[Material supplied]

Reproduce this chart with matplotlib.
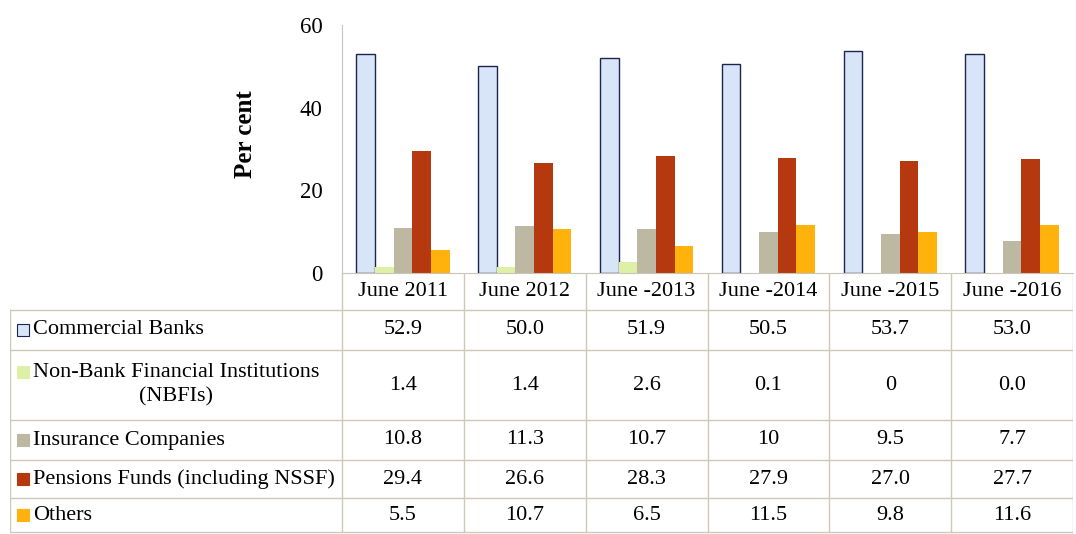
import matplotlib.pyplot as plt

plt.rcParams['font.family'] = ['Liberation Serif', 'DejaVu Serif']

# data (per cent), as printed in the table
years = ["June 2011", "June 2012", "June -2013", "June -2014", "June -2015", "June -2016"]
series_names = ["Commercial Banks", "Non-Bank Financial Institutions\n(NBFIs)",
                "Insurance Companies", "Pensions Funds (including NSSF)", "Others"]
commercial_banks = ["52.9", "50.0", "51.9", "50.5", "53.7", "53.0"]
nbfis = ["1.4", "1.4", "2.6", "0.1", "0", "0.0"]
insurance = ["10.8", "11.3", "10.7", "10", "9.5", "7.7"]
pensions = ["29.4", "26.6", "28.3", "27.9", "27.0", "27.7"]
others = ["5.5", "10.7", "6.5", "11.5", "9.8", "11.6"]

rows = [commercial_banks, nbfis, insurance, pensions, others]
colors = ["#d8e4f8", "#def0a6", "#bdb8a2", "#b5380f", "#ffb20c"]
edges = ["#1c2550", "#def0a6", "#bdb8a2", "#b5380f", "#ffb20c"]
fs = 16

W, H = 1076, 534
fig = plt.figure(figsize=(W / 100, H / 100), dpi=100)

# bar chart area
ax = fig.add_axes([342 / W, (H - 273) / H, (1073 - 342) / W, 248 / H])
bw = 0.153
for i, vals in enumerate(rows):
    xs = [k + (i - 2) * bw for k in range(len(years))]
    ax.bar(xs, [float(v) for v in vals], width=bw, color=colors[i],
           edgecolor=edges[i], linewidth=1.0 if i == 0 else 0)
ax.set_xlim(-0.5, len(years) - 0.5)
ax.set_ylim(0, 60)
ax.set_yticks([0, 20, 40, 60])
ax.set_xticks([])
ax.tick_params(axis='y', length=0, pad=14, labelsize=16.5)
for s in ["top", "right"]:
    ax.spines[s].set_visible(False)
ax.spines["left"].set_color("#c9c4b8")
ax.spines["bottom"].set_color("#c9c4b8")
fig.text(245 / W, 1 - 134 / H, "Per cent", rotation=90, fontsize=18,
         fontweight="bold", ha="center", va="center")

# data table below
cat_px = (1073 - 342) / len(years)
xmin = -0.5 - (342 - 10) / cat_px
tb = fig.add_axes([10 / W, 0, (1073 - 10) / W, (H - 273) / H])
tb.set_xlim(xmin, len(years) - 0.5)
tb.set_ylim(534, 273)
tb.axis("off")
line_c = "#cfc8b8"
row_edges = [310, 350, 420, 460, 498, 532]
for k in range(len(years) + 1):
    tb.plot([k - 0.5, k - 0.5], [273, 532], color=line_c, lw=1)
tb.plot([xmin, xmin], [310, 532], color=line_c, lw=1)
for y in row_edges:
    tb.plot([xmin, len(years) - 0.5], [y, y], color=line_c, lw=1)

for k, lab in enumerate(years):
    tb.text(k, 292, lab, ha="center", va="center", fontsize=fs)

px = (len(years) - 0.5 - xmin) / (1073 - 10)
for i, vals in enumerate(rows):
    yc = (row_edges[i] + row_edges[i + 1]) / 2
    for k, v in enumerate(vals):
        tb.text(k, yc, v, ha="center", va="center", fontsize=fs)
    if "\n" in series_names[i]:
        tb.text(xmin + 166 * px, yc, series_names[i], ha="center", va="center",
                multialignment="center", fontsize=fs, linespacing=1.35)
        my = yc - 13
    else:
        tb.text(xmin + 23 * px, yc, series_names[i], ha="left", va="center", fontsize=fs)
        my = yc
    tb.plot([xmin + 13 * px], [my], marker="s", ms=8, mfc=colors[i],
            mec=edges[i], mew=0.8)

fig.savefig("out.png", dpi=100)
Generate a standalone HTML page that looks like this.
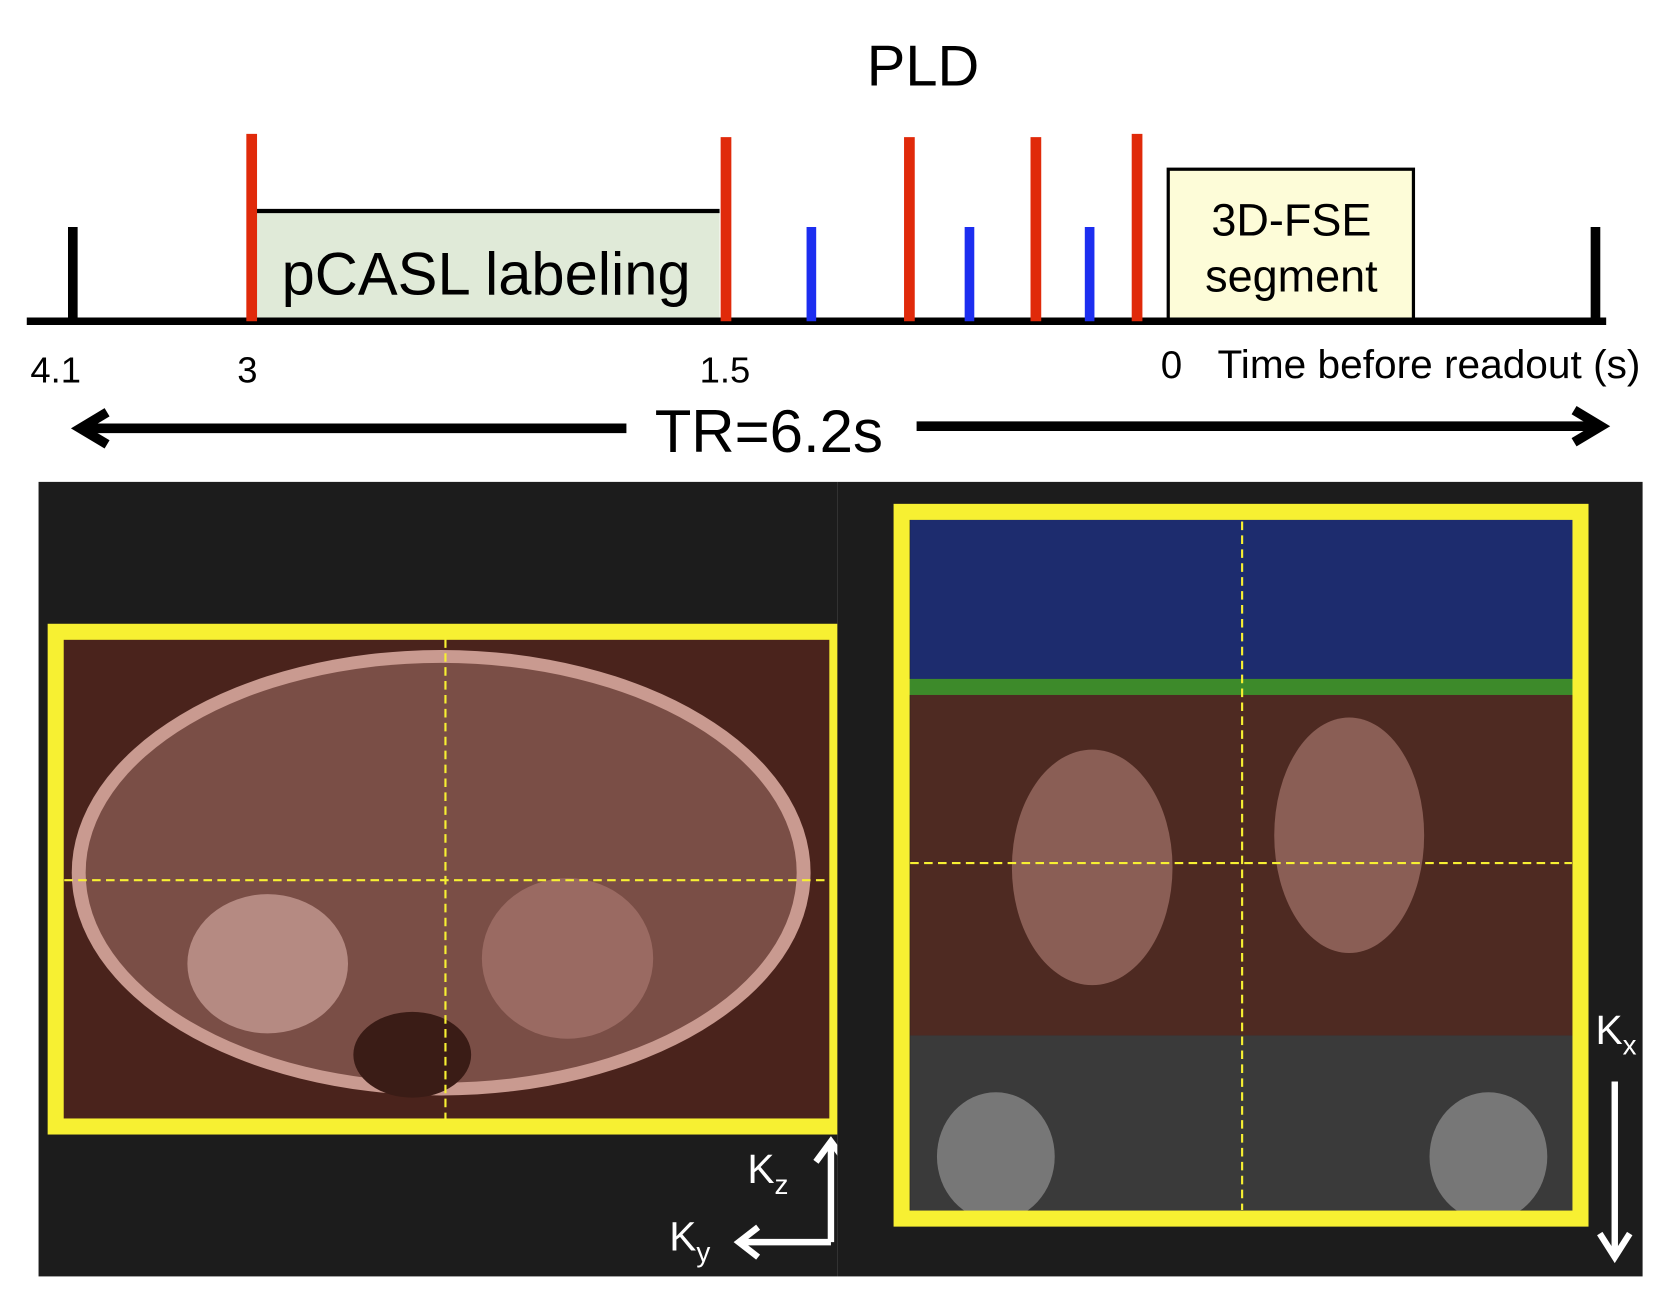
<!DOCTYPE html>
<html><head><meta charset="utf-8"><style>
html,body{margin:0;padding:0;background:#fff;}
svg{display:block;font-family:"Liberation Sans",sans-serif;}
</style></head><body>
<svg id="fig" width="1679" height="1300" viewBox="0 0 1568 1214">
<g id="timeline">
  <text x="862" y="80" font-size="54" text-anchor="middle">PLD</text>
  <rect x="240" y="197" width="432" height="103" fill="#e0ead8"/>
  <line x1="240" y1="197" x2="672" y2="197" stroke="#000" stroke-width="4"/>
  <text x="263" y="275" font-size="56" textLength="382" lengthAdjust="spacingAndGlyphs">pCASL labeling</text>
  <rect x="1091" y="158" width="229" height="140" fill="#fdfcd8" stroke="#000" stroke-width="3"/>
  <text x="1206" y="220" font-size="42" text-anchor="middle">3D-FSE</text>
  <text x="1206" y="272" font-size="42" text-anchor="middle">segment</text>
  <line x1="25" y1="300" x2="1500" y2="300" stroke="#000" stroke-width="7"/>
  <line x1="68" y1="212" x2="68" y2="300" stroke="#000" stroke-width="9"/>
  <line x1="1490" y1="212" x2="1490" y2="300" stroke="#000" stroke-width="9"/>
  <g id="pulses"></g>
  <text x="52" y="357" font-size="34" text-anchor="middle">4.1</text>
  <text x="231" y="357" font-size="34" text-anchor="middle">3</text>
  <text x="677" y="357" font-size="34" text-anchor="middle">1.5</text>
  <text x="1094" y="353" font-size="36" text-anchor="middle">0</text>
  <text x="1137" y="353" font-size="37" textLength="395" lengthAdjust="spacingAndGlyphs">Time before readout (s)</text>
  <text x="718" y="422" font-size="56" text-anchor="middle">TR=6.2s</text>
  <line x1="80" y1="400" x2="585" y2="400" stroke="#000" stroke-width="9"/>
  <polyline points="100,385 75,400 100,415" fill="none" stroke="#000" stroke-width="9"/>
  <line x1="856" y1="398" x2="1490" y2="398" stroke="#000" stroke-width="9"/>
  <polyline points="1470,383 1495,398 1470,413" fill="none" stroke="#000" stroke-width="9"/>
</g>
<g>
  <rect x="36" y="450" width="746" height="742" fill="#1c1c1c"/>
  <rect x="52" y="590" width="730" height="462" fill="#4a231c"/>
  <ellipse cx="412" cy="815" rx="345" ry="208" fill="#c99a90"/>
  <ellipse cx="412" cy="815" rx="332" ry="196" fill="#7a4e46"/>
  <ellipse cx="250" cy="900" rx="75" ry="65" fill="#b58a82"/>
  <ellipse cx="530" cy="895" rx="80" ry="75" fill="#9a6a62"/>
  <ellipse cx="385" cy="985" rx="55" ry="40" fill="#3a1c16"/>
  <rect x="52" y="590" width="730" height="462" fill="none" stroke="#f7f032" stroke-width="15"/>
  <line x1="416" y1="597" x2="416" y2="1045" stroke="#f7f032" stroke-width="2" stroke-dasharray="8,5"/>
  <line x1="60" y1="822" x2="775" y2="822" stroke="#f7f032" stroke-width="2" stroke-dasharray="8,5"/>
  <polyline points="776,1160 776,1068" fill="none" stroke="#fff" stroke-width="6"/>
  <polyline points="762,1085 776,1066 790,1085" fill="none" stroke="#fff" stroke-width="6"/>
  <line x1="776" y1="1160" x2="690" y2="1160" stroke="#fff" stroke-width="6"/>
  <polyline points="708,1146 690,1160 708,1174" fill="none" stroke="#fff" stroke-width="6"/>
  <text x="698" y="1105" font-size="38" fill="#fff">K<tspan font-size="26" dy="10">z</tspan></text>
  <text x="625" y="1168" font-size="38" fill="#fff">K<tspan font-size="26" dy="10">y</tspan></text>
</g>
<g>
  <rect x="782" y="450" width="752" height="742" fill="#1c1c1c"/>
  <rect x="850" y="485" width="620" height="155" fill="#1d2c6e"/>
  <rect x="850" y="645" width="620" height="322" fill="#4e2a22"/>
  <ellipse cx="1020" cy="810" rx="75" ry="110" fill="#8a5e55"/>
  <ellipse cx="1260" cy="780" rx="70" ry="110" fill="#8a5e55"/>
  <rect x="850" y="967" width="620" height="170" fill="#3a3a3a"/>
  <ellipse cx="930" cy="1080" rx="55" ry="60" fill="#777"/>
  <ellipse cx="1390" cy="1080" rx="55" ry="60" fill="#777"/>
  <rect x="846" y="634" width="624" height="15" fill="#3d8a2a"/>
  <rect x="842" y="478" width="634" height="660" fill="none" stroke="#f7f032" stroke-width="15"/>
  <line x1="1160" y1="487" x2="1160" y2="1130" stroke="#f7f032" stroke-width="2" stroke-dasharray="8,5"/>
  <line x1="850" y1="806" x2="1468" y2="806" stroke="#f7f032" stroke-width="2" stroke-dasharray="8,5"/>
  <line x1="1508" y1="1010" x2="1508" y2="1172" stroke="#fff" stroke-width="6"/>
  <polyline points="1494,1152 1508,1174 1522,1152" fill="none" stroke="#fff" stroke-width="6"/>
  <text x="1490" y="975" font-size="38" fill="#fff">K<tspan font-size="26" dy="10">x</tspan></text>
</g>
</svg>
<script>
const redPulseTimes = [3.0, 1.5, 0.92, 0.52, 0.2];
const redPulseTops = [125, 128, 128, 128, 125];
const bluePulseTimes = [1.23, 0.73, 0.35];
function xOf(t){ return 678 + (1.5 - t) * 295.3; }
const g = document.getElementById('pulses');
const NS = 'http://www.w3.org/2000/svg';
redPulseTimes.forEach((t,i)=>{
  const l = document.createElementNS(NS,'line');
  l.setAttribute('x1', xOf(t)); l.setAttribute('x2', xOf(t));
  l.setAttribute('y1', redPulseTops[i]); l.setAttribute('y2', 300);
  l.setAttribute('stroke', '#e02a0a'); l.setAttribute('stroke-width', 10);
  
  
  g.appendChild(l);
});
bluePulseTimes.forEach((t)=>{
  const l = document.createElementNS(NS,'line');
  l.setAttribute('x1', xOf(t)); l.setAttribute('x2', xOf(t));
  l.setAttribute('y1', 212); l.setAttribute('y2', 300);
  l.setAttribute('stroke', '#1c2ef0'); l.setAttribute('stroke-width', 9);
  
  
  g.appendChild(l);
});
</script>
</body></html>
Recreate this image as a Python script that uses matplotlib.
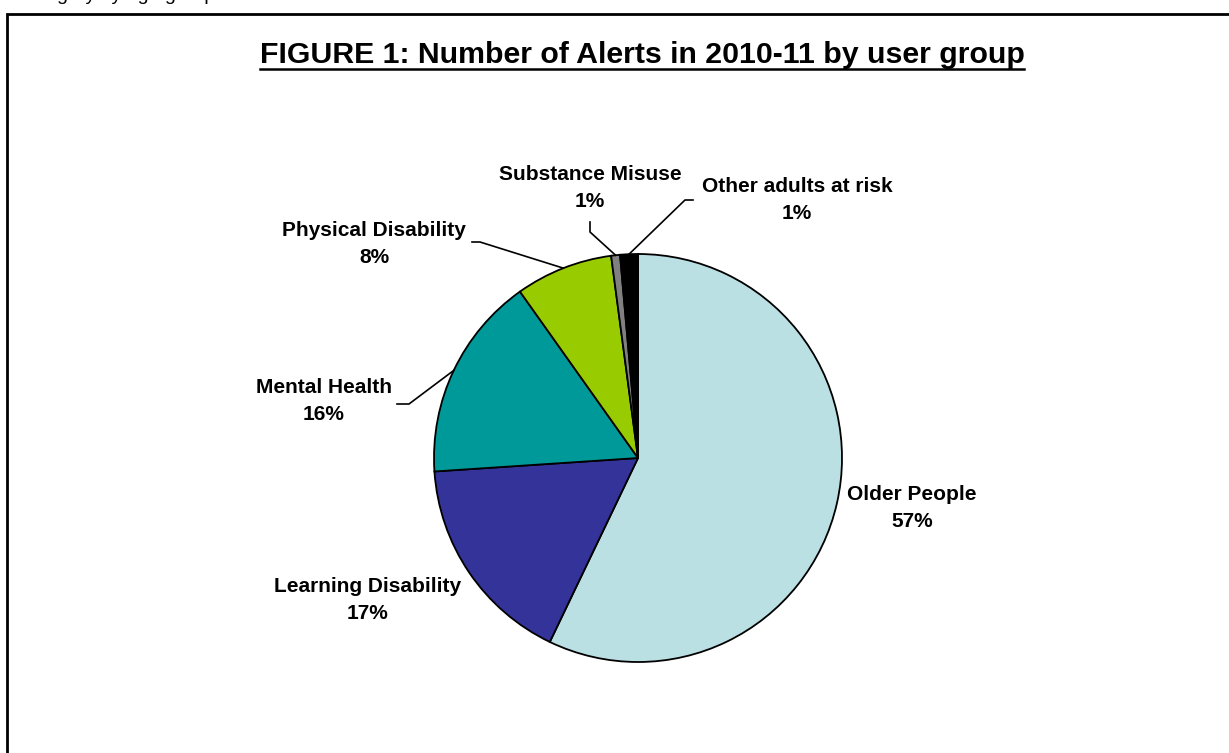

[Problem] Repeat the lines of the listing above verbatim, beginning at its first line and ending at the line containing "plt.rcParams['font.family'] = ['Liberation", which is included. Omit pictures.

[Reply to the exercise]
Reproduce this chart with matplotlib.
import matplotlib.pyplot as plt

plt.rcParams['font.family'] = ['Liberation Serif', 'DejaVu Serif']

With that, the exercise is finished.